Putting Pressure on Advertisers
Laura Ingraham, a typically horrible right-wing Fox television host, expressed glee when David Hogg, a Parkland student who has become an outspoken gun control proponent, was rejected by UCLA. Hogg responded by urging his supporters to contact Ingraham's advertisers and pressure them to drop her. (I did so.)
Ingraham has now apologized, but advertisers continue to drop her show. This brings up tricky questions about how this kind of pressure is supposed to work, and how it can best be deployed.

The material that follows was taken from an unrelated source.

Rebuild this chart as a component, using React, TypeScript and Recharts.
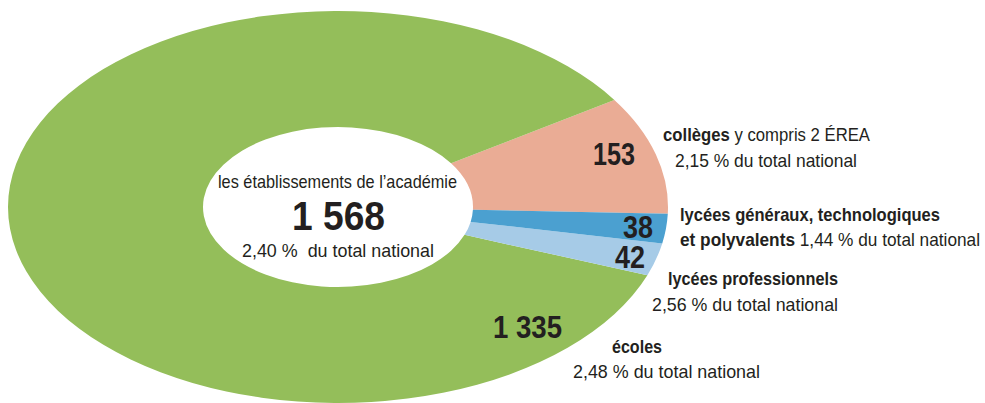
import React from 'react';
import { PieChart, Pie, Cell } from 'recharts';

// data, in the order they are drawn counterclockwise from the right side
const categories = ['collèges', 'écoles', 'lycées professionnels', 'lycées généraux, technologiques et polyvalents'];
const counts = [153, 1335, 42, 38];
const sliceColors = ['#eaac95', '#94be5a', '#a6cbe7', '#4ba0d0'];
const totalCount = 1568;
const totalShare = '2,40 %';

const data = categories.map((name, i) => ({ name, value: counts[i] }));

// condensed look: Arial-like face squeezed to the widths of the original
const FONT = '"Liberation Sans", Arial, sans-serif';
const INK = '#231f20';

// the ring is an ellipse, outer edge and hole have different aspect
const OUTER_RX = 330;
const OUTER_RY = 196;
const INNER_RX = 135;
const INNER_RY = 80;

const rad = (d: number) => (d * Math.PI) / 180;

const EllipseSector = (props: any) => {
  const { cx, cy, startAngle, endAngle, fill } = props;
  const o = (t: number) => [cx + OUTER_RX * Math.cos(rad(t)), cy - OUTER_RY * Math.sin(rad(t))];
  const n = (t: number) => [cx + INNER_RX * Math.cos(rad(t)), cy - INNER_RY * Math.sin(rad(t))];
  const large = endAngle - startAngle > 180 ? 1 : 0;
  const [x1, y1] = o(startAngle);
  const [x2, y2] = o(endAngle);
  const [x3, y3] = n(endAngle);
  const [x4, y4] = n(startAngle);
  const d = `M${x1},${y1} A${OUTER_RX},${OUTER_RY} 0 ${large} 0 ${x2},${y2} L${x3},${y3} A${INNER_RX},${INNER_RY} 0 ${large} 1 ${x4},${y4} Z`;
  return <path d={d} fill={fill} stroke="none" />;
};

const fmt = (v: number) => String(v).replace(/\B(?=(\d{3})+(?!\d))/g, ' ');

// big numbers: left x, baseline y, width
const valueLabelPos = [
  [593, 165, 42],
  [493, 338, 69],
  [615, 268, 30],
  [623, 238, 30],
];

const renderValue = (props: any) => {
  const { index, value } = props;
  const [x, y, w] = valueLabelPos[index];
  return (
    <text
      key={`v-${index}`}
      x={x}
      y={y}
      textLength={w}
      lengthAdjust="spacingAndGlyphs"
      fontFamily={FONT}
      fontWeight="bold"
      fontSize={31}
      fill={INK}
    >
      {fmt(value)}
    </text>
  );
};

const T = ({ x, y, w, size = 18.5, bold = false, children }: any) => (
  <text
    x={x}
    y={y}
    textLength={w}
    lengthAdjust="spacingAndGlyphs"
    fontFamily={FONT}
    fontSize={size}
    fontWeight={bold ? 'bold' : 'normal'}
    fill={INK}
    style={{ whiteSpace: 'pre' }}
  >
    {children}
  </text>
);

export default function App() {
  return (
    <div style={{ position: 'absolute', left: 0, top: 0, width: 985, height: 403, background: '#fff' }}>
      <PieChart width={985} height={403} margin={{ top: 0, right: 0, bottom: 0, left: 0 }}>
        <Pie
          data={data}
          dataKey="value"
          nameKey="name"
          cx={338}
          cy={207}
          innerRadius={INNER_RX}
          outerRadius={OUTER_RX}
          startAngle={-2}
          endAngle={358}
          stroke="none"
          shape={EllipseSector}
          label={renderValue}
          labelLine={false}
          isAnimationActive={false}
        >
          {data.map((d, i) => (
            <Cell key={d.name} fill={sliceColors[i]} />
          ))}
        </Pie>
      </PieChart>

      <svg width={985} height={403} style={{ position: 'absolute', left: 0, top: 0, pointerEvents: 'none' }}>
        {/* centre */}
        <T x={218} y={188} w={239}>les établissements de l’académie</T>
        <T x={292} y={230} w={93} size={40} bold>{fmt(totalCount)}</T>
        <T x={242} y={257} w={192}>{`${totalShare}  du total national`}</T>

        {/* right side */}
        <T x={663} y={141} w={207}>
          <tspan fontWeight="bold">collèges</tspan> y compris 2 ÉREA
        </T>
        <T x={675} y={167} w={182}>2,15 % du total national</T>

        <T x={680} y={221} w={260} bold>lycées généraux, technologiques</T>
        <T x={680} y={246} w={300}>
          <tspan fontWeight="bold">et polyvalents</tspan> 1,44 % du total national
        </T>

        <T x={668} y={285} w={170} bold>lycées professionnels</T>
        <T x={652} y={311} w={186}>2,56 % du total national</T>

        <T x={612} y={353} w={50} bold>écoles</T>
        <T x={573} y={378} w={187}>2,48 % du total national</T>
      </svg>
    </div>
  );
}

There are two key points here. The first is that advertisers actually make two relevant decisions: the choice of whether to advertise on a particular show in the first place, and then the choice whether to withdraw advertising (usually under pressure). Lowe's famously pulled advertising for "All-American Muslim," which had come under fire for its positive portrayal of Muslims. The difficulty is that one wants to punish Lowe's for giving in to bigotry, but on the other hand, what about all the advertisers who were never willing to advertise on "All-American Muslim" to begin with? Are we really going to direct our business to them? (Maybe.)
This ties in to the second point, which is that once an advertiser has been burned by its association with a show, it is not in a good position to adjudicate the resolution of the particular dispute that has inflamed passions. Partly that's because these disputes tend to be complicated and to be perceived very differently by people with different ideologies (all of whom the advertiser may see as potential customers). But on top of that, a show that becomes controversial once is likely to be a repeat offender. By celebrating a personal setback for a teenager, Ingraham revealed something about herself that is unlikely to change once we've moved on from this controversy.
Anyway these dynamics are at play in all of these cases, and they bear thinking about. None of this means that we shouldn't hold advertisers accountable for their decisions (as I mentioned, I contacted one of Ingraham's advertisers after I saw what had happened), but you can be misled if you look at an advertiser's decision in isolation and ignore the broader context.